EXERCISE AIM
Begin with the line holding "Clone this chart in seaborn and matplotlib.", end with the line holding "import pandas as pd", and repeat every line in between exactly, without pictures.

(Figure scripts)
▬▬▬▬▬▬

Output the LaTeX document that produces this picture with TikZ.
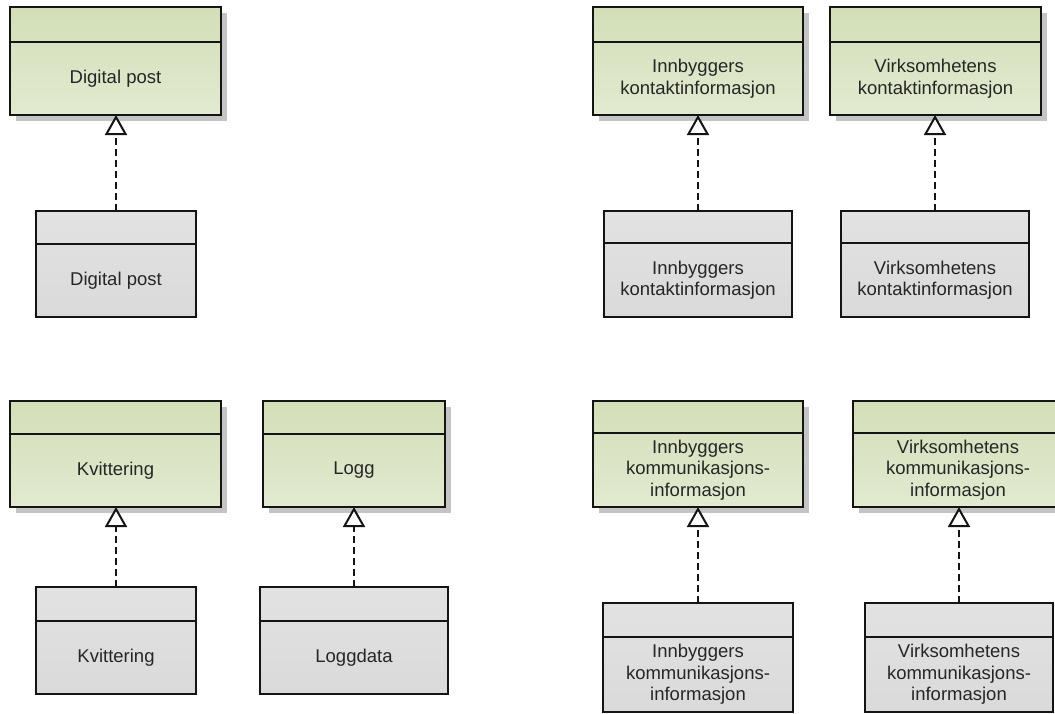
\documentclass[tikz,border=0pt]{standalone}
\usepackage{fontspec}
\setmainfont{Liberation Sans}
\usetikzlibrary{arrows.meta,shadows,calc}

\definecolor{clsGreenTop}{RGB}{211,222,184}
\definecolor{clsGreenBot}{RGB}{226,234,208}
\definecolor{clsGrayTop}{RGB}{226,226,226}
\definecolor{clsGrayBot}{RGB}{218,218,218}
\definecolor{lineInk}{RGB}{20,20,20}
\definecolor{textInk}{RGB}{38,38,38}
\definecolor{shadowInk}{RGB}{196,196,196}

\tikzset{
  classbox/.style={rectangle, draw=lineInk, line width=2pt, inner sep=0pt, outer sep=0pt},
  specbox/.style={classbox, top color=clsGreenTop, bottom color=clsGreenBot,
    drop shadow={shadow xshift=6pt, shadow yshift=-6pt, fill=shadowInk, opacity=1}},
  implbox/.style={classbox, top color=clsGrayTop, bottom color=clsGrayBot},
  divider/.style={draw=lineInk, line width=2pt},
  classtext/.style={text=textInk, align=center, inner sep=0pt,
    font=\fontsize{18.5}{21.5}\selectfont},
  realizes/.style={draw=lineInk, line width=2pt, dash pattern=on 7pt off 4pt,
    -{Triangle[open, length=20pt, width=22pt, fill=white]}}
}

% #1 name, #2 style, #3 left, #4 top, #5 right, #6 bottom, #7 divider, #8 text
\newcommand\umlclass[8]{%
  \node[#2, minimum width={(#5-#3)*1pt}, minimum height={(#6-#4)*1pt}]
    (#1) at ({(#3+#5)/2},{(#4+#6)/2}) {};
  \draw[divider] (#1.west |- 0,#7) -- (#1.east |- 0,#7);
  \node[classtext] (#1-text) at ({(#3+#5)/2},{(#7+#6)/2}) {#8};
}

\begin{document}
\begin{tikzpicture}[x=1pt, y=-1pt]
  \useasboundingbox (0,0) rectangle (1055,713);
  \clip (0,0) rectangle (1055,713);

  % specifications (green)
  \umlclass{gDigital}{specbox}{10}{7}{221}{115}{42}{Digital post}
  \umlclass{gInnKontakt}{specbox}{593}{7}{803}{115}{42}{Innbyggers\\kontaktinformasjon}
  \umlclass{gVirKontakt}{specbox}{830}{7}{1041}{115}{42}{Virksomhetens\\kontaktinformasjon}
  \umlclass{gKvittering}{specbox}{10}{401}{221}{507}{434}{Kvittering}
  \umlclass{gLogg}{specbox}{263}{401}{445}{507}{434}{Logg}
  \umlclass{gInnKomm}{specbox}{593}{401}{803}{507}{433}{Innbyggers\\kommunikasjons-\\informasjon}
  \umlclass{gVirKomm}{specbox}{853}{401}{1063}{507}{433}{Virksomhetens\\kommunikasjons-\\informasjon}

  % realizations (gray)
  \umlclass{wDigital}{implbox}{36}{211}{196}{317}{244}{Digital post}
  \umlclass{wInnKontakt}{implbox}{604}{211}{792}{317}{243}{Innbyggers\\kontaktinformasjon}
  \umlclass{wVirKontakt}{implbox}{841}{211}{1029}{317}{243}{Virksomhetens\\kontaktinformasjon}
  \umlclass{wKvittering}{implbox}{36}{587}{196}{694}{621}{Kvittering}
  \umlclass{wLoggdata}{implbox}{260}{587}{448}{694}{621}{Loggdata}
  \umlclass{wInnKomm}{implbox}{603}{603}{793}{712}{637}{Innbyggers\\kommunikasjons-\\informasjon}
  \umlclass{wVirKomm}{implbox}{865}{603}{1053}{712}{637}{Virksomhetens\\kommunikasjons-\\informasjon}

  % realization arrows
  \draw[realizes] (wDigital.north) -- (wDigital.north |- gDigital.south);
  \draw[realizes] (wInnKontakt.north) -- (wInnKontakt.north |- gInnKontakt.south);
  \draw[realizes] (wVirKontakt.north) -- (wVirKontakt.north |- gVirKontakt.south);
  \draw[realizes] (wKvittering.north) -- (wKvittering.north |- gKvittering.south);
  \draw[realizes] (wLoggdata.north) -- (wLoggdata.north |- gLogg.south);
  \draw[realizes] (wInnKomm.north) -- (wInnKomm.north |- gInnKomm.south);
  \draw[realizes] (wVirKomm.north) -- (wVirKomm.north |- gVirKomm.south);
\end{tikzpicture}
\end{document}
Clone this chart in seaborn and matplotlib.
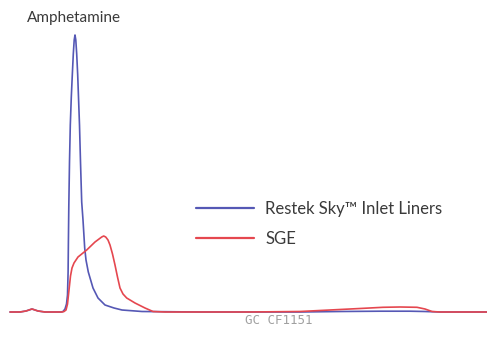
import matplotlib
matplotlib.use("Agg")
import matplotlib.pyplot as plt
import seaborn as sns
import pandas as pd

# Retention time (arbitrary units) and detector response
sky_time = [10, 20, 26, 32, 38, 45, 55, 61, 63, 65, 66.5, 67.5, 68.1, 68.4, 68.8, 69.5, 70.3,
            71.3, 72.3, 73.3, 74.2, 75, 75.8, 76.7, 77.7, 78.6, 79.5, 80.5, 81.7, 83,
            84.7, 86, 88.3, 93, 98, 105, 114, 122, 142, 200,
            300, 340, 380, 410, 425, 440, 487]
sky_signal = [0, 0, 1, 3, 1, 0, 0, 0, 0.5, 3, 8, 17, 40, 70, 105, 150, 187,
              215, 237, 258, 272, 277, 272, 258, 237, 212, 187, 150, 110, 92,
              64, 52, 40, 24, 14, 7, 4, 2, 0.5, 0,
              0, 0.5, 0.8, 0.8, 0.5, 0, 0]

sge_time = [10, 20, 26, 32, 38, 45, 55, 62, 64, 66, 67.5, 69, 70.5, 72, 74, 78, 86.7, 95,
            101.7, 103.7, 105.7, 108, 110, 112.5, 115, 117.5, 120, 123, 126.7, 135, 145,
            153, 165, 200, 250, 300, 330, 360, 383, 400, 417, 425, 432, 440, 487]
sge_signal = [0, 0, 1, 3, 1, 0, 0, 0, 0.5, 2, 8, 22, 36, 44, 49, 55, 62, 70,
              75, 76, 75, 72, 67, 58, 47, 35, 24, 18, 14, 9, 4,
              0.5, 0, 0, 0, 0.5, 2, 3.5, 4.7, 5, 4.7, 3, 0.5, 0, 0]

series_labels = ["Restek Sky\u2122 Inlet Liners", "SGE"]
peak_label = "Amphetamine"
footer = "GC CF1151"

df = pd.concat([
    pd.DataFrame({"time": sky_time, "signal": sky_signal, "liner": series_labels[0]}),
    pd.DataFrame({"time": sge_time, "signal": sge_signal, "liner": series_labels[1]}),
], ignore_index=True)

sns.set_theme(style="white")
plt.rcParams["font.family"] = ["Lato", "DejaVu Sans"]

fig = plt.figure(figsize=(4.87, 3.54), dpi=100)
ax = fig.add_axes([0, 0, 1, 1])
sns.lineplot(data=df, x="time", y="signal", hue="liner",
             palette={series_labels[0]: "#5558b5", series_labels[1]: "#e5474f"},
             estimator=None, sort=True, linewidth=1.2, ax=ax)

ax.set_xlim(0, 487)
ax.set_ylim(-42, 312)
ax.axis("off")

ax.text(74, 312 - 18, peak_label, ha="center", va="center", fontsize=11, color="#3a3a3a")
ax.text(279, 312 - 321, footer, ha="center", va="center", fontsize=9, color="#a0a0a0",
        family="DejaVu Sans Mono")

leg = ax.legend(loc="upper left", bbox_to_anchor=(196 / 487, 1 - 201 / 354),
                frameon=False, fontsize=12, handlelength=3.45, handletextpad=0.7,
                labelspacing=0.82, borderaxespad=0, borderpad=0)
for t in leg.get_texts():
    t.set_color("#3a3a3a")
for line in leg.get_lines():
    line.set_linewidth(1.6)

fig.savefig("out.png", dpi=100)
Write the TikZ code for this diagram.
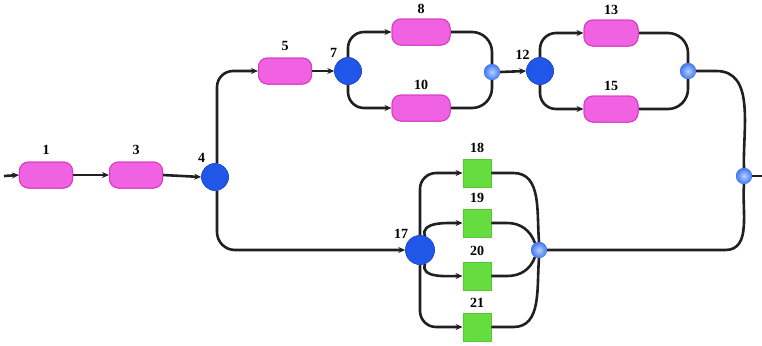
\documentclass[tikz,border=0pt]{standalone}
\usepackage{fontspec}
\setmainfont{Liberation Serif}
\usetikzlibrary{arrows.meta,shapes.geometric}
\definecolor{pillfill}{HTML}{F062E2}
\definecolor{pilldraw}{HTML}{D93AC9}
\definecolor{boxfill}{HTML}{66DD3E}
\definecolor{boxdraw}{HTML}{55C832}
\definecolor{bigblue}{HTML}{2157E8}
\definecolor{smallblue}{HTML}{4C8CF2}
\definecolor{wire}{HTML}{202020}
\tikzset{
  pill/.style={rectangle, rounded corners=9bp, minimum width=53bp, minimum height=26bp,
    fill=pillfill, draw=pilldraw, line width=1bp, inner sep=0pt},
  gbox/.style={rectangle, minimum width=28bp, minimum height=28bp,
    fill=boxfill, draw=boxdraw, line width=0.8bp, inner sep=0pt},
  bigdot/.style={circle, minimum size=27bp, inner sep=0pt, fill=bigblue, draw=bigblue!85!black, line width=0.5bp},
  mdot/.style={circle, minimum size=16bp, inner sep=0pt, shading=radial,
    inner color=smallblue!40!white, outer color=smallblue!85!blue},
  lbl/.style={font=\bfseries\fontsize{14bp}{14bp}\selectfont, text=black},
  wireln/.style={draw=wire, line width=2.6bp},
  arr/.style={wireln, -{Stealth[length=7bp,width=6bp]}},
}
\begin{document}
\begin{tikzpicture}[x=1bp,y=-1bp]
\useasboundingbox[fill=white] (0,0) rectangle (762,345);
% nodes
\coordinate (in) at (4,176);
\node[pill, label={[lbl,label distance=3bp]above:1}] (n1) at (46,175) {};
\node[pill, label={[lbl,label distance=3bp]above:3}] (n3) at (136,175) {};
\node[bigdot, label={[lbl,label distance=-1bp]120:4}] (n4) at (215,177) {};
\node[pill, label={[lbl,label distance=3bp]above:5}] (n5) at (285,71) {};
\node[bigdot, label={[lbl,label distance=-1bp]125:7}] (n7) at (348,71) {};
\node[pill, minimum width=58bp, label={[lbl,label distance=1bp]above:8}] (n8) at (421,32) {};
\node[pill, minimum width=58bp, label={[lbl,label distance=1bp]above:10}] (n10) at (421,108) {};
\node[mdot] (m1) at (492,72) {};
\node[bigdot, label={[lbl,label distance=-3bp]130:12}] (n12) at (540,71) {};
\node[pill, minimum width=54bp, label={[lbl,label distance=1bp]above:13}] (n13) at (611,33) {};
\node[pill, minimum width=54bp, label={[lbl,label distance=1bp]above:15}] (n15) at (611,109) {};
\node[mdot] (m2) at (688,71) {};
\node[mdot] (m4) at (744,176) {};
\coordinate (out) at (762,176);
\node[bigdot, minimum size=29bp, label={[lbl,label distance=-3bp]135:17}] (n17) at (420,250) {};
\node[gbox, label={[lbl,label distance=2bp]above:18}] (n18) at (477,173) {};
\node[gbox, label={[lbl,label distance=2bp]above:19}] (n19) at (477,223) {};
\node[gbox, label={[lbl,label distance=2bp]above:20}] (n20) at (477,276) {};
\node[gbox, label={[lbl,label distance=2bp]above:21}] (n21) at (477,327) {};
\node[mdot] (m3) at (539,250) {};
% connectors
\draw[arr] (in) -- (n1.west);
\draw[arr] (n1.east) -- (n3.west);
\draw[arr] (n3.east) -- (n4.west);
\draw[arr, rounded corners=16bp] ([xshift=2bp]n4.north) |- (n5.west);
\draw[arr] (n5.east) -- (n7.west);
\draw[arr, rounded corners=16bp] (n7.north) |- (n8.west);
\draw[arr, rounded corners=16bp] (n7.south) |- (n10.west);
\draw[wireln, rounded corners=20bp] (n8.east) -| (m1.north);
\draw[wireln, rounded corners=20bp] (n10.east) -| (m1.south);
\draw[arr] (m1.east) -- (n12.west);
\draw[arr, rounded corners=16bp] (n12.north) |- (n13.west);
\draw[arr, rounded corners=16bp] (n12.south) |- (n15.west);
\draw[wireln, rounded corners=20bp] (n13.east) -| (m2.north);
\draw[wireln, rounded corners=20bp] (n15.east) -| (m2.south);
\draw[wireln] (m2.east) -- ++(20,0) to[out=0,in=92] (m4.north);
\draw[wireln] (m3.east) -- ++(178,0) to[out=0,in=-95] (m4.south);
\draw[wireln] (m4.east) -- (out);
\draw[arr, rounded corners=18bp] ([xshift=2bp]n4.south) |- (n17.west);
\draw[arr, rounded corners=16bp] (n17.north) |- (n18.west);
\draw[arr, rounded corners=16bp] (n17.south) |- (n21.west);
\draw[arr] (n17.70) to[out=110,in=180] (n19.west);
\draw[arr] (n17.-70) to[out=-110,in=180] (n20.west);
\draw[wireln] (n18.east) -- ++(22,0) to[out=0,in=95] (m3.north);
\draw[wireln] (n21.east) -- ++(22,0) to[out=0,in=-95] (m3.south);
\draw[wireln] (n19.east) -- ++(16,0) to[out=0,in=110] (m3.120);
\draw[wireln] (n20.east) -- ++(16,0) to[out=0,in=-110] (m3.-120);
% redraw nodes on top of the wires
\node[pill] at (n1) {};
\node[pill] at (n3) {};
\node[bigdot] at (n4) {};
\node[pill] at (n5) {};
\node[bigdot] at (n7) {};
\node[pill, minimum width=58bp] at (n8) {};
\node[pill, minimum width=58bp] at (n10) {};
\node[mdot] at (m1) {};
\node[bigdot] at (n12) {};
\node[pill, minimum width=54bp] at (n13) {};
\node[pill, minimum width=54bp] at (n15) {};
\node[mdot] at (m2) {};
\node[mdot] at (m4) {};
\node[mdot] at (m3) {};
\node[bigdot, minimum size=29bp] at (n17) {};
\end{tikzpicture}
\end{document}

▬▬▬▬▬▬

EXERCISE ANSWER
Clone this chart in seaborn and matplotlib.
import matplotlib
matplotlib.use("Agg")
import matplotlib.pyplot as plt
import seaborn as sns
import pandas as pd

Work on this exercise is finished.